The request for comments, or what GASB calls Preliminary Views—Infrastructure Assets—seeks input on its current thinking at the project’s initial stages.
Aside from reexamining accounting and financial reporting issues for infrastructure assets, its objective is to review existing guidance improvements. The improvements contemplated pertain to recognition and measurement, note disclosures and required supplementary information.
Research showed that financial statement users want to be better informed about the condition of infrastructure assets. They also want to know how the government maintains those assets instead of what is currently on financial statements.
According to GASB’s initial views, infrastructure assets would be defined as individual assets that may consist of multiple components. These assets are part of a network of long-lived capital assets that are used to offer a specific type of public service, are stationary and can be maintained for many years. The usual examples include roads, bridges and tunnels.
GASB proposes to proceed with existing recognition and measurement requirements for infrastructure assets. These requirements let governments measure infrastructure using historical cost net of accumulated depreciation unless the government chooses to use the modified approach.

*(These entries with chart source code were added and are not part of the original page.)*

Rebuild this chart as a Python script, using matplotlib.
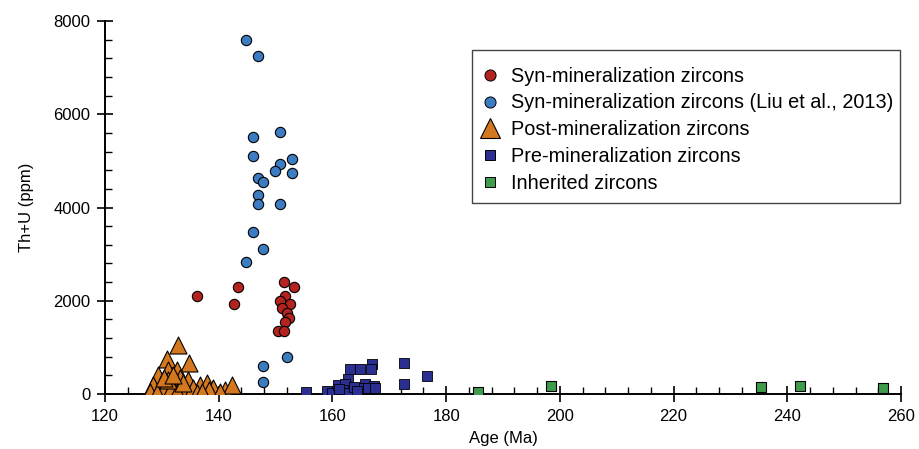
import matplotlib
matplotlib.use("Agg")
import matplotlib.pyplot as plt
from matplotlib.lines import Line2D
from matplotlib.patches import Rectangle
from matplotlib.ticker import MultipleLocator

plt.rcParams['font.family'] = ['Liberation Sans', 'DejaVu Sans']

# Syn-mineralization zircons (this study)
syn_age = [143.3, 142.7, 151.4, 153.2, 151.7, 150.8, 152.6, 151.1, 152.0, 152.3,
           151.7, 150.5, 151.5, 136.2]
syn_thu = [2290, 1930, 2400, 2290, 2110, 2000, 1930, 1850, 1745, 1625,
           1550, 1360, 1345, 2100]

# Syn-mineralization zircons (Liu et al., 2013)
liu_age = [144.8, 146.9, 150.8, 146.0, 146.0, 152.9, 150.8, 149.9, 152.9, 146.9,
           147.8, 146.9, 146.9, 150.8, 146.0, 147.8, 144.8, 147.8, 147.8, 152.0]
liu_thu = [7590, 7260, 5620, 5510, 5110, 5040, 4930, 4780, 4740, 4630,
           4550, 4270, 4080, 4080, 3470, 3100, 2840, 600, 260, 800]

# Post-mineralization zircons
post_age = [132.8, 134.8, 130.9, 129.4, 131.1, 132.6, 133.2, 134.6, 136.7, 137.9,
            139.0, 141.1, 142.3, 128.5, 127.9, 130.0, 131.7, 133.8, 135.5, 129.1,
            132.6, 136.1, 138.2, 140.2, 131.1, 133.8, 130.3, 132.0, 137.0]
post_thu = [1050, 660, 745, 410, 515, 515, 335, 300, 195, 230,
            120, 85, 195, 195, 50, 155, 155, 85, 120, 15,
            50, 15, 85, 50, 300, 230, 335, 410, 50]

# Pre-mineralization zircons
pre_age = [155.3, 159.0, 159.9, 163.1, 164.8, 167.0, 166.7, 172.6, 176.6, 172.6,
           162.8, 160.9, 162.2, 161.9, 162.8, 165.7, 167.3, 164.8, 166.3, 163.8,
           161.2, 167.5, 164.4]
pre_thu = [50, 65, 30, 535, 535, 645, 535, 665, 395, 215,
           315, 195, 210, 85, 30, 210, 170, 135, 120, 155,
           100, 120, 70]

# Inherited zircons
inh_age = [185.6, 198.4, 235.4, 242.2, 256.9]
inh_thu = [50, 170, 150, 170, 125]

c_red = '#b3231f'
c_blue = '#3b7cc2'
c_orange = '#d3781e'
c_navy = '#2b2f92'
c_green = '#3e9c4c'

fig = plt.figure(figsize=(9.19, 4.49), dpi=100)
ax = fig.add_axes([0.1143, 0.1225, 0.8661, 0.8307])

ax.scatter(post_age, post_thu, marker='^', s=150, c=c_orange, edgecolors='black', linewidths=0.8, zorder=3)
ax.scatter(pre_age, pre_thu, marker='s', s=44, c=c_navy, edgecolors='black', linewidths=0.6, zorder=3)
ax.scatter(liu_age, liu_thu, marker='o', s=55, c=c_blue, edgecolors='black', linewidths=0.8, zorder=3)
ax.scatter(syn_age, syn_thu, marker='o', s=55, c=c_red, edgecolors='black', linewidths=0.8, zorder=4)
ax.scatter(inh_age, inh_thu, marker='s', s=44, c=c_green, edgecolors='black', linewidths=0.8, zorder=3)

ax.set_xlim(120, 260)
ax.set_ylim(0, 8000)
ax.xaxis.set_major_locator(MultipleLocator(20))
ax.xaxis.set_minor_locator(MultipleLocator(4))
ax.yaxis.set_major_locator(MultipleLocator(2000))
ax.yaxis.set_minor_locator(MultipleLocator(400))

for s in ['top', 'right']:
    ax.spines[s].set_visible(False)
for s in ['left', 'bottom']:
    ax.spines[s].set_linewidth(1.4)
ax.tick_params(which='major', direction='inout', length=11, width=1.2, labelsize=12, pad=5)
ax.tick_params(which='minor', direction='in', length=5, width=1.0)

ax.set_xlabel('Age (Ma)', fontsize=12, labelpad=5)
ax.set_ylabel('Th+U (ppm)', fontsize=12, labelpad=14)

handles = [
    Line2D([], [], ls='none', marker='o', ms=8, mfc=c_red, mec='black', mew=0.7),
    Line2D([], [], ls='none', marker='o', ms=8, mfc=c_blue, mec='black', mew=0.7),
    Line2D([], [], ls='none', marker='^', ms=15, mfc=c_orange, mec='black', mew=0.8),
    Line2D([], [], ls='none', marker='s', ms=7, mfc=c_navy, mec='black', mew=0.7),
    Line2D([], [], ls='none', marker='s', ms=7, mfc=c_green, mec='black', mew=0.7),
]
labels = ['Syn-mineralization zircons',
          'Syn-mineralization zircons (Liu et al., 2013)',
          'Post-mineralization zircons',
          'Pre-mineralization zircons',
          'Inherited zircons']
leg = ax.legend(handles, labels, loc='upper left', bbox_to_anchor=(0.471, 0.878),
                fontsize=14.3, frameon=False,
                handlelength=1.0, handletextpad=0.55, borderpad=0, labelspacing=0.4,
                borderaxespad=0)

# legend box
ax.add_patch(Rectangle((0.461, 0.512), 0.538, 0.410, transform=ax.transAxes,
                       fill=False, edgecolor='#444444', linewidth=1.0, clip_on=False, zorder=5))

fig.savefig('out.png', dpi=100)
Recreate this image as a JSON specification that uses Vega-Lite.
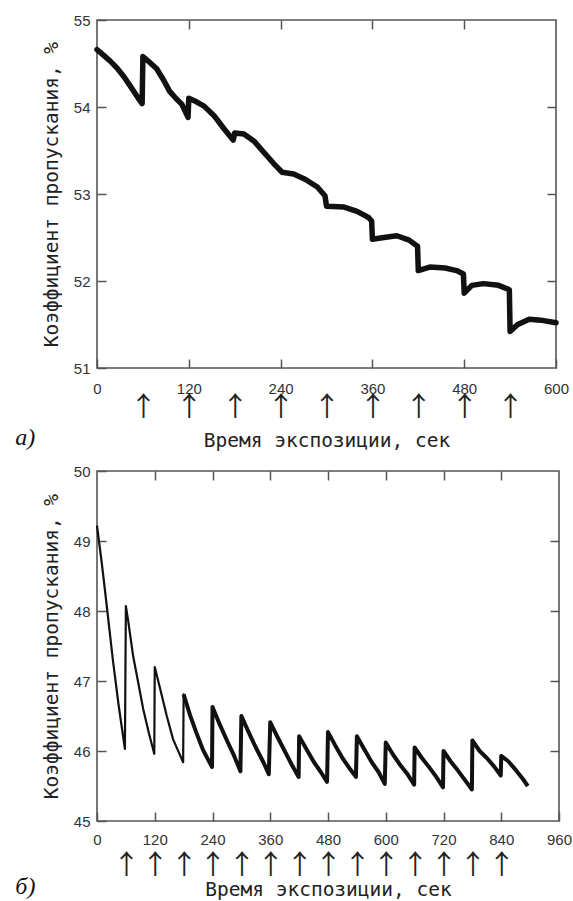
{
  "$schema": "https://vega.github.io/schema/vega-lite/v6.json",
  "background": "white",
  "padding": {"left": 14, "top": 12, "right": 0, "bottom": 0},
  "spacing": 12,
  "config": {
    "view": {"stroke": "#555", "strokeWidth": 1.6},
    "axis": {
      "domain": false, "grid": false,
      "tickColor": "#555", "tickWidth": 1.5,
      "labelFont": "Liberation Sans", "labelFontSize": 15, "labelColor": "#333", "labelFlush": false,
      "titleFont": "DejaVu Sans Mono", "titleFontSize": 19.5, "titleFontWeight": "normal", "titleColor": "#222"
    },
    "title": {"font": "Liberation Serif", "fontStyle": "italic", "fontSize": 24, "fontWeight": "normal", "color": "#111"}
  },
  "datasets": {
    "a": [
      {"t": 0, "v": 54.66}, {"t": 8, "v": 54.6}, {"t": 17, "v": 54.53}, {"t": 26, "v": 54.45}, {"t": 35, "v": 54.35}, {"t": 42, "v": 54.26}, {"t": 48, "v": 54.18}, {"t": 54, "v": 54.1}, {"t": 59, "v": 54.04},
      {"t": 60, "v": 54.58}, {"t": 68, "v": 54.52}, {"t": 78, "v": 54.44}, {"t": 87, "v": 54.31}, {"t": 95, "v": 54.18}, {"t": 103, "v": 54.1}, {"t": 111, "v": 54.03}, {"t": 119, "v": 53.88},
      {"t": 120, "v": 54.1}, {"t": 130, "v": 54.06}, {"t": 140, "v": 54.01}, {"t": 153, "v": 53.9}, {"t": 166, "v": 53.75}, {"t": 178, "v": 53.62},
      {"t": 180, "v": 53.7}, {"t": 192, "v": 53.69}, {"t": 205, "v": 53.61}, {"t": 218, "v": 53.48}, {"t": 231, "v": 53.35}, {"t": 242, "v": 53.25},
      {"t": 257, "v": 53.23}, {"t": 272, "v": 53.17}, {"t": 288, "v": 53.08}, {"t": 298, "v": 52.98},
      {"t": 300, "v": 52.86}, {"t": 323, "v": 52.85}, {"t": 340, "v": 52.8}, {"t": 355, "v": 52.73}, {"t": 359, "v": 52.69},
      {"t": 360, "v": 52.48}, {"t": 375, "v": 52.5}, {"t": 392, "v": 52.52}, {"t": 408, "v": 52.47}, {"t": 419, "v": 52.4},
      {"t": 420, "v": 52.12}, {"t": 435, "v": 52.16}, {"t": 455, "v": 52.15}, {"t": 470, "v": 52.12}, {"t": 479, "v": 52.08},
      {"t": 480, "v": 51.86}, {"t": 490, "v": 51.95}, {"t": 505, "v": 51.97}, {"t": 525, "v": 51.95}, {"t": 539, "v": 51.9},
      {"t": 540, "v": 51.42}, {"t": 550, "v": 51.5}, {"t": 565, "v": 51.56}, {"t": 580, "v": 51.55}, {"t": 600, "v": 51.52}
    ],
    "b": [
      {"t": 0, "v": 49.22}, {"t": 5, "v": 48.95}, {"t": 10, "v": 48.68}, {"t": 19, "v": 48.15}, {"t": 33, "v": 47.3}, {"t": 45, "v": 46.65}, {"t": 58, "v": 46.03},
      {"t": 60, "v": 48.07}, {"t": 65, "v": 47.85}, {"t": 75, "v": 47.36}, {"t": 85, "v": 47.0}, {"t": 96, "v": 46.6}, {"t": 108, "v": 46.25}, {"t": 119, "v": 45.96},
      {"t": 120, "v": 47.2}, {"t": 133, "v": 46.84}, {"t": 145, "v": 46.5}, {"t": 158, "v": 46.17}, {"t": 170, "v": 45.98}, {"t": 179, "v": 45.84},
      {"t": 180, "v": 46.81}, {"t": 193, "v": 46.52}, {"t": 206, "v": 46.27}, {"t": 220, "v": 46.02}, {"t": 239, "v": 45.77},
      {"t": 240, "v": 46.63}, {"t": 255, "v": 46.38}, {"t": 270, "v": 46.15}, {"t": 285, "v": 45.93}, {"t": 298, "v": 45.71},
      {"t": 300, "v": 46.5}, {"t": 315, "v": 46.27}, {"t": 330, "v": 46.05}, {"t": 345, "v": 45.85}, {"t": 357, "v": 45.67},
      {"t": 360, "v": 46.41}, {"t": 375, "v": 46.2}, {"t": 390, "v": 46.0}, {"t": 405, "v": 45.8}, {"t": 419, "v": 45.63},
      {"t": 420, "v": 46.21}, {"t": 435, "v": 46.03}, {"t": 450, "v": 45.85}, {"t": 465, "v": 45.7}, {"t": 478, "v": 45.56},
      {"t": 480, "v": 46.27}, {"t": 495, "v": 46.08}, {"t": 510, "v": 45.9}, {"t": 525, "v": 45.75}, {"t": 538, "v": 45.63},
      {"t": 540, "v": 46.21}, {"t": 555, "v": 46.03}, {"t": 570, "v": 45.85}, {"t": 585, "v": 45.7}, {"t": 598, "v": 45.53},
      {"t": 600, "v": 46.12}, {"t": 615, "v": 45.95}, {"t": 630, "v": 45.8}, {"t": 645, "v": 45.67}, {"t": 659, "v": 45.52},
      {"t": 660, "v": 46.05}, {"t": 675, "v": 45.9}, {"t": 690, "v": 45.77}, {"t": 705, "v": 45.63}, {"t": 719, "v": 45.48},
      {"t": 720, "v": 46.0}, {"t": 735, "v": 45.85}, {"t": 750, "v": 45.72}, {"t": 765, "v": 45.58}, {"t": 779, "v": 45.45},
      {"t": 780, "v": 46.15}, {"t": 795, "v": 46.0}, {"t": 810, "v": 45.9}, {"t": 825, "v": 45.78}, {"t": 839, "v": 45.65},
      {"t": 840, "v": 45.93}, {"t": 855, "v": 45.85}, {"t": 870, "v": 45.73}, {"t": 885, "v": 45.6}, {"t": 895, "v": 45.5}
    ]
  },
  "vconcat": [
    {
      "width": 459, "height": 348,
      "title": {"text": "a)", "orient": "bottom", "anchor": "start", "dx": -26, "offset": -24},
      "resolve": {"axis": {"x": "independent", "y": "independent"}},
      "layer": [
        {
          "data": {"name": "a"},
          "mark": {"type": "line", "color": "#111", "strokeWidth": 5.5, "strokeJoin": "round", "strokeCap": "round"},
          "encoding": {
            "x": {"field": "t", "type": "quantitative", "scale": {"domain": [0, 600], "nice": false, "zero": false},
                  "axis": {"orient": "bottom", "values": [0, 120, 240, 360, 480, 600], "tickSize": -9, "labelPadding": 22, "title": null}},
            "y": {"field": "v", "type": "quantitative", "scale": {"domain": [51, 55], "nice": false, "zero": false},
                  "axis": {"orient": "left", "values": [51, 52, 53, 54, 55], "tickSize": -9, "labelPadding": 16, "title": "Коэффициент пропускания, %", "titlePadding": 12}}
          }
        },
        {
          "data": {"values": []},
          "mark": "point",
          "encoding": {
            "x": {"field": "t", "type": "quantitative", "axis": {"orient": "top", "values": [120, 240, 360, 480], "tickSize": -9, "labels": false, "title": null}},
            "y": {"field": "v", "type": "quantitative", "axis": {"orient": "right", "values": [52, 53, 54], "tickSize": -9, "labels": false, "title": null}}
          }
        },
        {
          "data": {"values": []},
          "mark": "point",
          "encoding": {
            "x": {"field": "t", "type": "quantitative",
                  "axis": {"orient": "bottom", "offset": 26, "values": [60, 120, 180, 240, 300, 360, 420, 480, 540], "ticks": false, "labelExpr": "'↑'", "labelFont": "Noto Sans CJK SC", "labelFontSize": 27, "labelColor": "#222", "labelOverlap": false, "labelPadding": 0, "title": "Время экспозиции, сек", "titlePadding": 11}}
          }
        }
      ]
    },
    {
      "width": 462, "height": 350,
      "title": {"text": "б)", "orient": "bottom", "anchor": "start", "dx": -26, "offset": -24},
      "resolve": {"axis": {"x": "independent", "y": "independent"}},
      "layer": [
        {
          "data": {"name": "b"},
          "mark": {"type": "line", "color": "#111", "strokeWidth": 2.2, "strokeJoin": "round"},
          "encoding": {
            "x": {"field": "t", "type": "quantitative", "scale": {"domain": [0, 960], "nice": false, "zero": false},
                  "axis": {"orient": "bottom", "values": [0, 120, 240, 360, 480, 600, 720, 840, 960], "tickSize": -9, "labelPadding": 20, "title": null}},
            "y": {"field": "v", "type": "quantitative", "scale": {"domain": [45, 50], "nice": false, "zero": false},
                  "axis": {"orient": "left", "values": [45, 46, 47, 48, 49, 50], "tickSize": -9, "labelPadding": 16, "title": "Коэффициент пропускания, %", "titlePadding": 12}}
          }
        },
        {
          "data": {"name": "b"},
          "transform": [{"filter": "datum.t >= 180"}],
          "mark": {"type": "line", "color": "#111", "strokeWidth": 4, "strokeJoin": "round"},
          "encoding": {
            "x": {"field": "t", "type": "quantitative", "axis": {"orient": "top", "values": [120, 240, 360, 480, 600, 720, 840], "tickSize": -9, "labels": false, "title": null}},
            "y": {"field": "v", "type": "quantitative", "axis": {"orient": "right", "values": [46, 47, 48, 49], "tickSize": -9, "labels": false, "title": null}}
          }
        },
        {
          "data": {"values": []},
          "mark": "point",
          "encoding": {
            "x": {"field": "t", "type": "quantitative",
                  "axis": {"orient": "bottom", "offset": 31, "values": [60, 120, 180, 240, 300, 360, 420, 480, 540, 600, 660, 720, 780, 840], "ticks": false, "labelExpr": "'↑'", "labelFont": "Noto Sans CJK SC", "labelFontSize": 27, "labelColor": "#222", "labelOverlap": false, "labelPadding": 0, "title": "Время экспозиции, сек", "titlePadding": 2}}
          }
        }
      ]
    }
  ]
}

Governments that report infrastructure assets measured at historical cost this way must review estimated useful lives and salvage value periodically. GASB also proposes that governments separately depreciate each component of an infrastructure asset that is significant to the total cost of the asset if the useful lives of these components are different.
Another proposal is that governments choosing to report infrastructure assets under the modified approach have processes to document that the assets’ condition is being preserved at a government-established level.
GASB is also proposing to remove some of the existing note disclosures on infrastructure assets while adding four new note disclosures, such as a disclosure of maintenance or preservation expenses. It also proposes another disclosure of assets reported using historical cost net of accumulated depreciation that have gone over 80% of their estimated useful lives. A related schedule of maintenance expenses in the last ten fiscal years is also proposed to be included in the required supplementary information.
Public hearings and user forums on the proposal have been scheduled for stakeholders to share their views with the GASB. The document provides additional information on these events.